(begin)
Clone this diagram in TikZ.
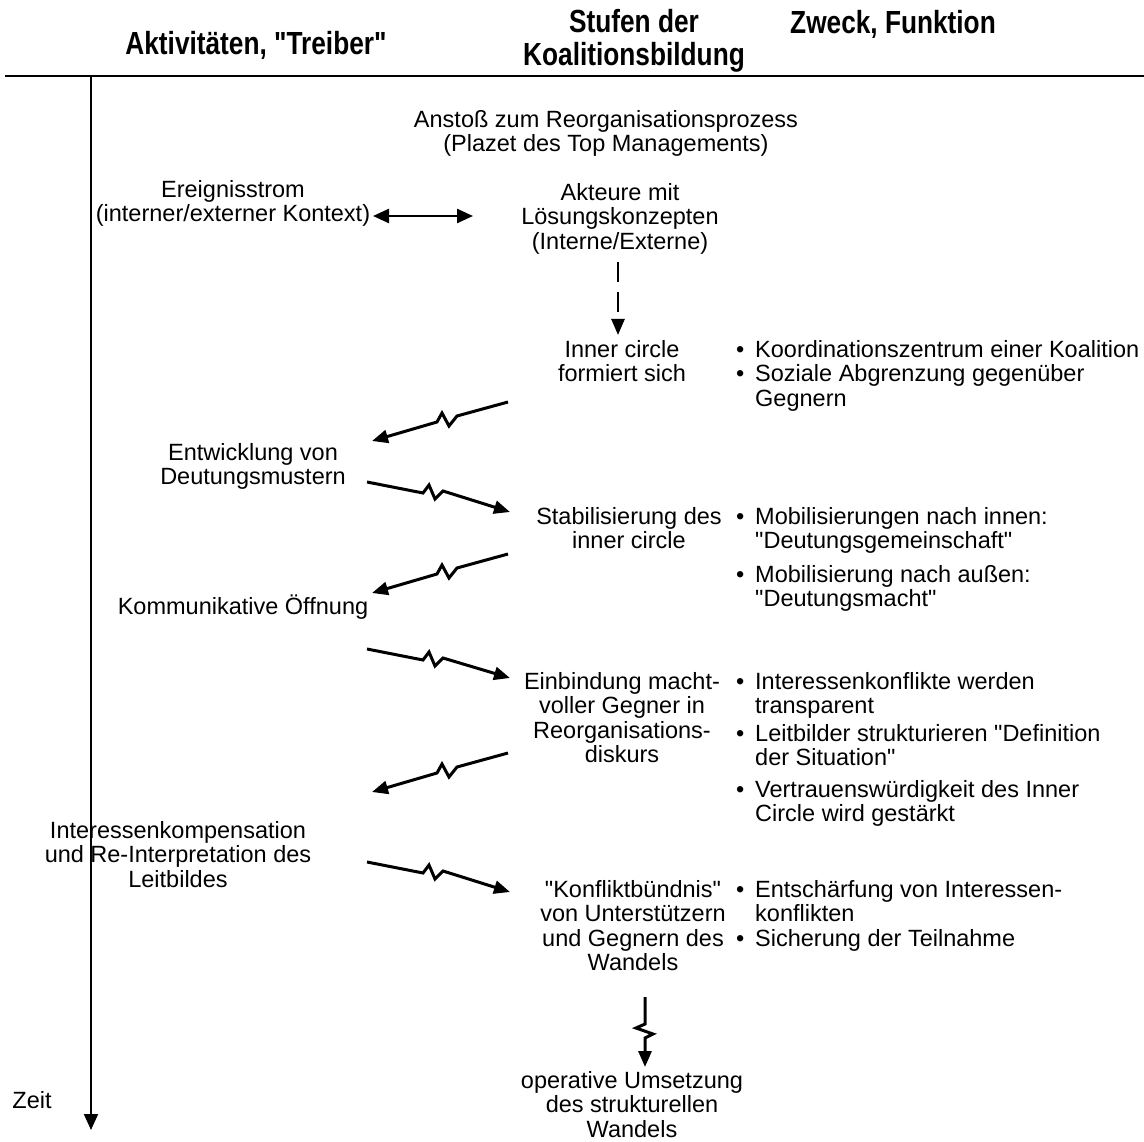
\documentclass[tikz,border=0pt]{standalone}
\usepackage{fontspec}
\setmainfont{Liberation Sans}
\newfontfamily\bodyfont{Liberation Sans}
\newfontfamily\hdfont[FakeStretch=0.82]{Liberation Sans}
\usetikzlibrary{arrows.meta}
\newcommand\bstrut{\rule[-6pt]{0pt}{23pt}}
\newcommand\bl{\makebox[19pt][l]{•}}
\newcommand\ind{\hspace*{19pt}}
\begin{document}
\begin{tikzpicture}[x=1pt,y=-1pt,
  txt/.style={font=\bodyfont\fontsize{23.5}{24.5}\selectfont, inner sep=0pt, align=center, anchor=north,
    execute at begin node=\bstrut, execute at end node=\bstrut},
  bul/.style={txt, align=left, anchor=north west},
  hd/.style={font=\hdfont\bfseries\fontsize{32}{33}\selectfont, inner sep=0pt, align=center},
  tip/.style={-{Triangle[length=16pt,width=13pt]}},
  zarrow/.style={line width=3pt, tip, line join=miter},
  axis/.style={line width=2pt, -{Triangle[length=16pt,width=14pt]}}
]
\useasboundingbox (0,0) rectangle (1144,1142);
% header
\node[hd] (h1) at (256,45) {Aktivitäten, "Treiber"};
\node[hd] (h2) at (634,41) {Stufen der\\Koalitionsbildung};
\node[hd] (h3) at (893,24) {Zweck, Funktion};
\coordinate (hl) at (5,76);
\coordinate (hr) at (1144,76);
\draw[line width=2.7pt] (hl) -- (hr);
% time axis
\coordinate (ta) at (91,76);
\coordinate (tb) at (91,1130);
\draw[axis] (ta) -- (tb);
\node[txt, anchor=center] (zeit) at (32,1103) {Zeit};
% centre column
\node[txt] (anst) at (606,110) {Anstoß zum Reorganisationsprozess\\(Plazet des Top Managements)};
\node[txt] (ereig) at (233,180) {Ereignisstrom\\(interner/externer Kontext)};
\node[txt] (akt) at (620,183) {Akteure mit\\Lösungskonzepten\\(Interne/Externe)};
\coordinate (da) at (373,216);
\coordinate (db) at (473,216);
\draw[line width=2.5pt, {Triangle[length=16pt,width=14pt]}-{Triangle[length=16pt,width=14pt]}] (da) -- (db);
\coordinate (ds) at (618,262);
\coordinate (de) at (618,335);
\draw[line width=2.5pt, dash pattern=on 20pt off 10pt, tip] (ds) -- (de);
\node[txt] (inner) at (622,340) {Inner circle\\formiert sich};
\node[bul] (b1) at (736,340) {\bl Koordinationszentrum einer Koalition\\\bl Soziale Abgrenzung gegenüber\\\ind Gegnern};
% arrow 1 left
\coordinate (l1s) at (508,402);
\coordinate (l1e) at (372,441);
\draw[zarrow] (l1s) -- ++(-51,14) -- ++(-8,10) -- ++(-7,-13) -- ++(-5,9) -- (l1e);
\node[txt] (entw) at (253,443) {Entwicklung von\\Deutungsmustern};
% arrow 1 right
\coordinate (r1s) at (367,482);
\coordinate (r1e) at (510,512);
\draw[zarrow] (r1s) -- ++(56,11) -- ++(6,-8) -- ++(6,14) -- ++(8,-8) -- (r1e);
\node[txt] (stab) at (629,507) {Stabilisierung des\\inner circle};
\node[bul] (b2) at (736,507) {\bl Mobilisierungen nach innen:\\\ind "Deutungsgemeinschaft"\\[9pt]\bl Mobilisierung nach außen:\\\ind "Deutungsmacht"};
% arrow 2 left
\coordinate (l2s) at (508,554);
\coordinate (l2e) at (372,593);
\draw[zarrow] (l2s) -- ++(-51,14) -- ++(-8,10) -- ++(-7,-13) -- ++(-5,9) -- (l2e);
\node[txt] (komm) at (243,595) {Kommunikative Öffnung};
% arrow 2 right
\coordinate (r2s) at (367,649);
\coordinate (r2e) at (510,678);
\draw[zarrow] (r2s) -- ++(56,11) -- ++(6,-8) -- ++(6,14) -- ++(8,-8) -- (r2e);
\node[txt] (einb) at (622,672) {Einbindung macht-\\voller Gegner in\\Reorganisations-\\diskurs};
\node[bul] (b3) at (736,672) {\bl Interessenkonflikte werden\\\ind transparent\\[3pt]\bl Leitbilder strukturieren "Definition\\\ind der Situation"\\[7pt]\bl Vertrauenswürdigkeit des Inner\\\ind Circle wird gestärkt};
% arrow 3 left
\coordinate (l3s) at (508,753);
\coordinate (l3e) at (372,792);
\draw[zarrow] (l3s) -- ++(-51,14) -- ++(-8,10) -- ++(-7,-13) -- ++(-5,9) -- (l3e);
\node[txt] (inter) at (178,821) {Interessenkompensation\\und Re-Interpretation des\\Leitbildes};
% arrow 3 right
\coordinate (r3s) at (367,862);
\coordinate (r3e) at (510,892);
\draw[zarrow] (r3s) -- ++(56,11) -- ++(6,-8) -- ++(6,14) -- ++(8,-8) -- (r3e);
\node[txt] (konf) at (633,880) {"Konfliktbündnis"\\von Unterstützern\\und Gegnern des\\Wandels};
\node[bul] (b4) at (736,880) {\bl Entschärfung von Interessen-\\\ind konflikten\\\bl Sicherung der Teilnahme};
% vertical arrow
\coordinate (vs) at (645,997);
\coordinate (ve) at (645,1067);
\draw[zarrow] (vs) -- ++(0,27) -- ++(-9,4) -- ++(17,6) -- ++(-8,4) -- (ve);
\node[txt] (oper) at (632,1071) {operative Umsetzung\\des strukturellen\\Wandels};
\end{tikzpicture}
\end{document}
(end)
#### [What you are asked to do]
Output a faithful copy of the data, with each picture left out.

#### [Exercise answer]
Clone this diagram in TikZ.
\documentclass[tikz,border=0pt]{standalone}
\usepackage{fontspec}
\setmainfont{Liberation Sans}
\newfontfamily\bodyfont{Liberation Sans}
\newfontfamily\hdfont[FakeStretch=0.82]{Liberation Sans}
\usetikzlibrary{arrows.meta}
\newcommand\bstrut{\rule[-6pt]{0pt}{23pt}}
\newcommand\bl{\makebox[19pt][l]{•}}
\newcommand\ind{\hspace*{19pt}}
\begin{document}
\begin{tikzpicture}[x=1pt,y=-1pt,
  txt/.style={font=\bodyfont\fontsize{23.5}{24.5}\selectfont, inner sep=0pt, align=center, anchor=north,
    execute at begin node=\bstrut, execute at end node=\bstrut},
  bul/.style={txt, align=left, anchor=north west},
  hd/.style={font=\hdfont\bfseries\fontsize{32}{33}\selectfont, inner sep=0pt, align=center},
  tip/.style={-{Triangle[length=16pt,width=13pt]}},
  zarrow/.style={line width=3pt, tip, line join=miter},
  axis/.style={line width=2pt, -{Triangle[length=16pt,width=14pt]}}
]
\useasboundingbox (0,0) rectangle (1144,1142);
% header
\node[hd] (h1) at (256,45) {Aktivitäten, "Treiber"};
\node[hd] (h2) at (634,41) {Stufen der\\Koalitionsbildung};
\node[hd] (h3) at (893,24) {Zweck, Funktion};
\coordinate (hl) at (5,76);
\coordinate (hr) at (1144,76);
\draw[line width=2.7pt] (hl) -- (hr);
% time axis
\coordinate (ta) at (91,76);
\coordinate (tb) at (91,1130);
\draw[axis] (ta) -- (tb);
\node[txt, anchor=center] (zeit) at (32,1103) {Zeit};
% centre column
\node[txt] (anst) at (606,110) {Anstoß zum Reorganisationsprozess\\(Plazet des Top Managements)};
\node[txt] (ereig) at (233,180) {Ereignisstrom\\(interner/externer Kontext)};
\node[txt] (akt) at (620,183) {Akteure mit\\Lösungskonzepten\\(Interne/Externe)};
\coordinate (da) at (373,216);
\coordinate (db) at (473,216);
\draw[line width=2.5pt, {Triangle[length=16pt,width=14pt]}-{Triangle[length=16pt,width=14pt]}] (da) -- (db);
\coordinate (ds) at (618,262);
\coordinate (de) at (618,335);
\draw[line width=2.5pt, dash pattern=on 20pt off 10pt, tip] (ds) -- (de);
\node[txt] (inner) at (622,340) {Inner circle\\formiert sich};
\node[bul] (b1) at (736,340) {\bl Koordinationszentrum einer Koalition\\\bl Soziale Abgrenzung gegenüber\\\ind Gegnern};
% arrow 1 left
\coordinate (l1s) at (508,402);
\coordinate (l1e) at (372,441);
\draw[zarrow] (l1s) -- ++(-51,14) -- ++(-8,10) -- ++(-7,-13) -- ++(-5,9) -- (l1e);
\node[txt] (entw) at (253,443) {Entwicklung von\\Deutungsmustern};
% arrow 1 right
\coordinate (r1s) at (367,482);
\coordinate (r1e) at (510,512);
\draw[zarrow] (r1s) -- ++(56,11) -- ++(6,-8) -- ++(6,14) -- ++(8,-8) -- (r1e);
\node[txt] (stab) at (629,507) {Stabilisierung des\\inner circle};
\node[bul] (b2) at (736,507) {\bl Mobilisierungen nach innen:\\\ind "Deutungsgemeinschaft"\\[9pt]\bl Mobilisierung nach außen:\\\ind "Deutungsmacht"};
% arrow 2 left
\coordinate (l2s) at (508,554);
\coordinate (l2e) at (372,593);
\draw[zarrow] (l2s) -- ++(-51,14) -- ++(-8,10) -- ++(-7,-13) -- ++(-5,9) -- (l2e);
\node[txt] (komm) at (243,595) {Kommunikative Öffnung};
% arrow 2 right
\coordinate (r2s) at (367,649);
\coordinate (r2e) at (510,678);
\draw[zarrow] (r2s) -- ++(56,11) -- ++(6,-8) -- ++(6,14) -- ++(8,-8) -- (r2e);
\node[txt] (einb) at (622,672) {Einbindung macht-\\voller Gegner in\\Reorganisations-\\diskurs};
\node[bul] (b3) at (736,672) {\bl Interessenkonflikte werden\\\ind transparent\\[3pt]\bl Leitbilder strukturieren "Definition\\\ind der Situation"\\[7pt]\bl Vertrauenswürdigkeit des Inner\\\ind Circle wird gestärkt};
% arrow 3 left
\coordinate (l3s) at (508,753);
\coordinate (l3e) at (372,792);
\draw[zarrow] (l3s) -- ++(-51,14) -- ++(-8,10) -- ++(-7,-13) -- ++(-5,9) -- (l3e);
\node[txt] (inter) at (178,821) {Interessenkompensation\\und Re-Interpretation des\\Leitbildes};
% arrow 3 right
\coordinate (r3s) at (367,862);
\coordinate (r3e) at (510,892);
\draw[zarrow] (r3s) -- ++(56,11) -- ++(6,-8) -- ++(6,14) -- ++(8,-8) -- (r3e);
\node[txt] (konf) at (633,880) {"Konfliktbündnis"\\von Unterstützern\\und Gegnern des\\Wandels};
\node[bul] (b4) at (736,880) {\bl Entschärfung von Interessen-\\\ind konflikten\\\bl Sicherung der Teilnahme};
% vertical arrow
\coordinate (vs) at (645,997);
\coordinate (ve) at (645,1067);
\draw[zarrow] (vs) -- ++(0,27) -- ++(-9,4) -- ++(17,6) -- ++(-8,4) -- (ve);
\node[txt] (oper) at (632,1071) {operative Umsetzung\\des strukturellen\\Wandels};
\end{tikzpicture}
\end{document}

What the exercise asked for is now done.